**Short problem**
Looking at the data below, count the lines that contain the string "this". Write only the total.

**Given material**
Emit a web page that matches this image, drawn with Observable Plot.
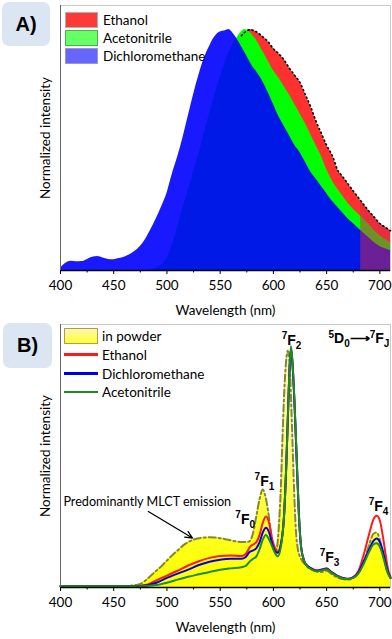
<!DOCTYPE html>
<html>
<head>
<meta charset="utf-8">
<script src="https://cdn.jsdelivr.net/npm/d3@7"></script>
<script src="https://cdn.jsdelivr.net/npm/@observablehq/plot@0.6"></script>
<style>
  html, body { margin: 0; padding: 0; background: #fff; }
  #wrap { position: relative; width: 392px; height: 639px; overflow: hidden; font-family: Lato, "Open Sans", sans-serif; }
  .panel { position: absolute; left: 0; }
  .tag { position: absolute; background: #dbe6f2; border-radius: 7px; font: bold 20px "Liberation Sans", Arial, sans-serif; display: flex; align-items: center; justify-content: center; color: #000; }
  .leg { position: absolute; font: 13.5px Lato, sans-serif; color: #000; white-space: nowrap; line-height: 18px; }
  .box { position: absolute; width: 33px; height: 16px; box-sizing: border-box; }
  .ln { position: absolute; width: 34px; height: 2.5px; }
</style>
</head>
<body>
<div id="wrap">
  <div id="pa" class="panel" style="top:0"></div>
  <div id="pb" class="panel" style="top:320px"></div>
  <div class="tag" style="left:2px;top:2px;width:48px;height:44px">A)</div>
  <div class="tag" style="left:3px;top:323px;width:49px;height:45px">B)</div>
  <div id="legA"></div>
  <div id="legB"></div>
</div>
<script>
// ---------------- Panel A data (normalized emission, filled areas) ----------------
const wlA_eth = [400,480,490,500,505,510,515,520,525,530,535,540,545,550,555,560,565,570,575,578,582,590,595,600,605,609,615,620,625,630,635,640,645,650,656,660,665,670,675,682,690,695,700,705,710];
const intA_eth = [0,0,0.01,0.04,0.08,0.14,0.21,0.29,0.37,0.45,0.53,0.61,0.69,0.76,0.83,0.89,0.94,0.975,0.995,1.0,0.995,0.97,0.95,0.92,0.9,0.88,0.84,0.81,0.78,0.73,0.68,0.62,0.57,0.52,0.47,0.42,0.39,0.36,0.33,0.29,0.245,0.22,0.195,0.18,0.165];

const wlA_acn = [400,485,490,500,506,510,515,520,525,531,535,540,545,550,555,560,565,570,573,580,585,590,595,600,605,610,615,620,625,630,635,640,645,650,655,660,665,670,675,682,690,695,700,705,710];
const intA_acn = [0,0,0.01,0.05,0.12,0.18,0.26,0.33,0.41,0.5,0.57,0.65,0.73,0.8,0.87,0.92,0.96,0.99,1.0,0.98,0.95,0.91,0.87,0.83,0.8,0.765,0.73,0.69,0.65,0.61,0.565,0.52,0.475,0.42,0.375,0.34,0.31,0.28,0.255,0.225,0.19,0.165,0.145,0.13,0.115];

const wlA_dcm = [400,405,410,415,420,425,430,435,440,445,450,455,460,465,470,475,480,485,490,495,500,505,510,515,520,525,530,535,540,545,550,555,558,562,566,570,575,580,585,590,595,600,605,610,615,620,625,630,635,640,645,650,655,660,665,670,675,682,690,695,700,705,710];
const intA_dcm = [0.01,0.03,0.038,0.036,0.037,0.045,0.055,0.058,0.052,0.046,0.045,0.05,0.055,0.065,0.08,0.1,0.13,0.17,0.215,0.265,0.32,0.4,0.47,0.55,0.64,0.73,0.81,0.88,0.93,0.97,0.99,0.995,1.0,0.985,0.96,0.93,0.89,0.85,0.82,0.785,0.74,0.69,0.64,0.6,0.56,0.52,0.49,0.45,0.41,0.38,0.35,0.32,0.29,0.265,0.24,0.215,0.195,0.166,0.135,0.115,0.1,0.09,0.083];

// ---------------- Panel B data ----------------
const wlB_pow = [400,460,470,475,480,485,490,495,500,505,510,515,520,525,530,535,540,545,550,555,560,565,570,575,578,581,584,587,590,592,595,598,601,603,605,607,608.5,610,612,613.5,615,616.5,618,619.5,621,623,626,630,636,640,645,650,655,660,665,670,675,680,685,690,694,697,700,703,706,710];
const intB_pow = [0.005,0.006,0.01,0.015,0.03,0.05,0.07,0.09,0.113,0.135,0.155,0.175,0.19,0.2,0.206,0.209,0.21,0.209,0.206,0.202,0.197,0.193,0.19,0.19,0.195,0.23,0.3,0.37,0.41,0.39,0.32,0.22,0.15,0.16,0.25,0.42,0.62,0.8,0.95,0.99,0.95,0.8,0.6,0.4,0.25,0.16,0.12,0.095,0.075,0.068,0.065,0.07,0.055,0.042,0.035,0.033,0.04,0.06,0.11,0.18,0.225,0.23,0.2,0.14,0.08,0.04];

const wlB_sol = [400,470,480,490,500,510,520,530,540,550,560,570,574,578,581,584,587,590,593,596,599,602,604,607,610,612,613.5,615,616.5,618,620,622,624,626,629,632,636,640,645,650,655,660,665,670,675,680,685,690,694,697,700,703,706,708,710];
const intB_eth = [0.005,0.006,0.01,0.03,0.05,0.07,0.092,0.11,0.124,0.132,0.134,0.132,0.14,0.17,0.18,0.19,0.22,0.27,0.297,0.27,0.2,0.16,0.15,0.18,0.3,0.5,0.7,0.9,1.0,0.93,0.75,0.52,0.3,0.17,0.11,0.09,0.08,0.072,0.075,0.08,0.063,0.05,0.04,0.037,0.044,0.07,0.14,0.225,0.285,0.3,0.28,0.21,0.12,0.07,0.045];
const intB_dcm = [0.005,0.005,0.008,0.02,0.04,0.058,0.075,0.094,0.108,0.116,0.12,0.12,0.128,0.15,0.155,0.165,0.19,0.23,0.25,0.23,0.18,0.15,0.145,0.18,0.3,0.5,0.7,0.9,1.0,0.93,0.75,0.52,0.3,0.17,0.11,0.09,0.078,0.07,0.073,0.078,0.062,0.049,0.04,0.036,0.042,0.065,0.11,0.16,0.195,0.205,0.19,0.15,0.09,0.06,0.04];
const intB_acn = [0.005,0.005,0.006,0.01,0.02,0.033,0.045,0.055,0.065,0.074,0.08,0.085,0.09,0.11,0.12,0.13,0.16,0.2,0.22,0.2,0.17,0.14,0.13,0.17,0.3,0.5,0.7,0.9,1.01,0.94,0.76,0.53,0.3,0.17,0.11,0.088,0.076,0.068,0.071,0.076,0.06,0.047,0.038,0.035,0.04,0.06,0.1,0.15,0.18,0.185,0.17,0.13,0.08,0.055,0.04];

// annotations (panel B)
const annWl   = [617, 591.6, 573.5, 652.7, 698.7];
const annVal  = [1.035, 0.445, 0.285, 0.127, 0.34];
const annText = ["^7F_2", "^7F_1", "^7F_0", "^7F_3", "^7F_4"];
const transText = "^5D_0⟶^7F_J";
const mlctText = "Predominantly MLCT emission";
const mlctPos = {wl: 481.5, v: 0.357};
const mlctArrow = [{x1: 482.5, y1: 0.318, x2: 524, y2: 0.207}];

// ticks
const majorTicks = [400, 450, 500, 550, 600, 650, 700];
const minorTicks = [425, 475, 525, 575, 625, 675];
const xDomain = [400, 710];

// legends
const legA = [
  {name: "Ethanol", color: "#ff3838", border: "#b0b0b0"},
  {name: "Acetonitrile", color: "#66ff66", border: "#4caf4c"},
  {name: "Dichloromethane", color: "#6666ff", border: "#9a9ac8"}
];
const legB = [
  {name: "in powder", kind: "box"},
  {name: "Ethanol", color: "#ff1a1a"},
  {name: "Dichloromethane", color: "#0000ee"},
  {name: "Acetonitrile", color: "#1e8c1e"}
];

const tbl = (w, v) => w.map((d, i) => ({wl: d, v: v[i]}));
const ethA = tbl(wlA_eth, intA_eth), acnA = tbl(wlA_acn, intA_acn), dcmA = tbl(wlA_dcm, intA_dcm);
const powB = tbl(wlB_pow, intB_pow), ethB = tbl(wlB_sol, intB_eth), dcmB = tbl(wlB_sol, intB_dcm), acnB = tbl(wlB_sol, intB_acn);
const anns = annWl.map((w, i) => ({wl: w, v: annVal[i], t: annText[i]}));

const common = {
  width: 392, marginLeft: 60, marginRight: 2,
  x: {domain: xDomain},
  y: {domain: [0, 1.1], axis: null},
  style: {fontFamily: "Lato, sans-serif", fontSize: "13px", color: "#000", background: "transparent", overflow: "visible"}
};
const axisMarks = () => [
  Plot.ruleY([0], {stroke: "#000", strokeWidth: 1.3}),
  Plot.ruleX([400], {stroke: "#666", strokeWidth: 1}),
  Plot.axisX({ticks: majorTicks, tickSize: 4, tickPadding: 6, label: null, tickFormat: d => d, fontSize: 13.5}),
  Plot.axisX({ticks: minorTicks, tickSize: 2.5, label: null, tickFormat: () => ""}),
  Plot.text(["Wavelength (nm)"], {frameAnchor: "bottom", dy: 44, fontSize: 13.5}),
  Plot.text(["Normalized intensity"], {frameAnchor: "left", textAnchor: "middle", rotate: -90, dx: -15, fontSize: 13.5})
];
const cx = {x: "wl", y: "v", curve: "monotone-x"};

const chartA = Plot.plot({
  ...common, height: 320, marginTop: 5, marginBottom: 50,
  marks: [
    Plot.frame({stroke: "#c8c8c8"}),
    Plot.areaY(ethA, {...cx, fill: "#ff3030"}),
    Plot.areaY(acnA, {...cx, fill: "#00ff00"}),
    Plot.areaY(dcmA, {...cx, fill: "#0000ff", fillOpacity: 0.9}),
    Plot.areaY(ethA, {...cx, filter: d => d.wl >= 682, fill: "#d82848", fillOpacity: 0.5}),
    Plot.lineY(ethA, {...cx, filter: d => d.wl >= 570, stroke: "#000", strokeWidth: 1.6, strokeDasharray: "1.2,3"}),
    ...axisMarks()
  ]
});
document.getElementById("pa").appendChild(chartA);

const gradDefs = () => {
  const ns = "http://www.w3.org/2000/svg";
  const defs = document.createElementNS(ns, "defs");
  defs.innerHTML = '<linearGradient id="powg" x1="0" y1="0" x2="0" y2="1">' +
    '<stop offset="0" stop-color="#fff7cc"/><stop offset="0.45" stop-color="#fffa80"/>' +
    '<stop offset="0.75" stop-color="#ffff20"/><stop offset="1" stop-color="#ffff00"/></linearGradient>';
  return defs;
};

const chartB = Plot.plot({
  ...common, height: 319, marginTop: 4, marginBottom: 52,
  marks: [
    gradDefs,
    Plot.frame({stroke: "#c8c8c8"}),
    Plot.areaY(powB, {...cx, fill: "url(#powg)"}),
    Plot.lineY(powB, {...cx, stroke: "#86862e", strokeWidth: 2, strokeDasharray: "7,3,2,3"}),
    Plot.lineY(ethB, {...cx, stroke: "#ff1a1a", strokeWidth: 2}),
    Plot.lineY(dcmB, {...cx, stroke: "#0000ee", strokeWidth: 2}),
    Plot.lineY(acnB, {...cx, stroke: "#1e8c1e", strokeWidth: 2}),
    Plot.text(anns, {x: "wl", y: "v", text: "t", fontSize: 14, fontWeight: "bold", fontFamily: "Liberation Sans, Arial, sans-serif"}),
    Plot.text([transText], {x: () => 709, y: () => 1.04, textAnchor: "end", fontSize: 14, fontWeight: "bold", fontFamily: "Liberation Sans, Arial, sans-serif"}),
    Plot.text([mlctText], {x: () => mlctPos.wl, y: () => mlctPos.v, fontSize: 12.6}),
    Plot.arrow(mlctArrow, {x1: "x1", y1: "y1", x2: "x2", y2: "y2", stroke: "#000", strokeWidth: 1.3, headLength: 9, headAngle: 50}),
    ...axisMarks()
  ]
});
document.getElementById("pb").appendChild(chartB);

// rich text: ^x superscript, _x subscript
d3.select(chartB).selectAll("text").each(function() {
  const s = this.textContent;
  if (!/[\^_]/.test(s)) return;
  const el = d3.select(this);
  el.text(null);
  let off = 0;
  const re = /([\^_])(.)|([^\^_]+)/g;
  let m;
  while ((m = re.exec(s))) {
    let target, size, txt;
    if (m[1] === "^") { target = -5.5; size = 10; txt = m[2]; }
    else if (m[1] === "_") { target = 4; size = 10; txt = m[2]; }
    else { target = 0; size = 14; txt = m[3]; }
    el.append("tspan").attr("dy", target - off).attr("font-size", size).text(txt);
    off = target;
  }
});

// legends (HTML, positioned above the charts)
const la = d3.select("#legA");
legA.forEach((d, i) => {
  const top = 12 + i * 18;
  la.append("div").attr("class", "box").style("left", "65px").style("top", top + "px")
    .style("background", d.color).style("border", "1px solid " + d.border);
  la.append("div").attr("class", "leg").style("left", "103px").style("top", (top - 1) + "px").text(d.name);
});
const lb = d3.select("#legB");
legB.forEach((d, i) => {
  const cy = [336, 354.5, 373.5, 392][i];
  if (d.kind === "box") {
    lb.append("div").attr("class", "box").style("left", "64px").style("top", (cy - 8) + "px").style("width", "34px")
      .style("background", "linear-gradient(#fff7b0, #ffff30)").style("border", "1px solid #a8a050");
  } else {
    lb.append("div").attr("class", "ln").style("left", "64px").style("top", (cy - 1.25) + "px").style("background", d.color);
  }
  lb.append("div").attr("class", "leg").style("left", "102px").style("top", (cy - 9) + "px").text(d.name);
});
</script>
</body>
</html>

**Complete answer**
3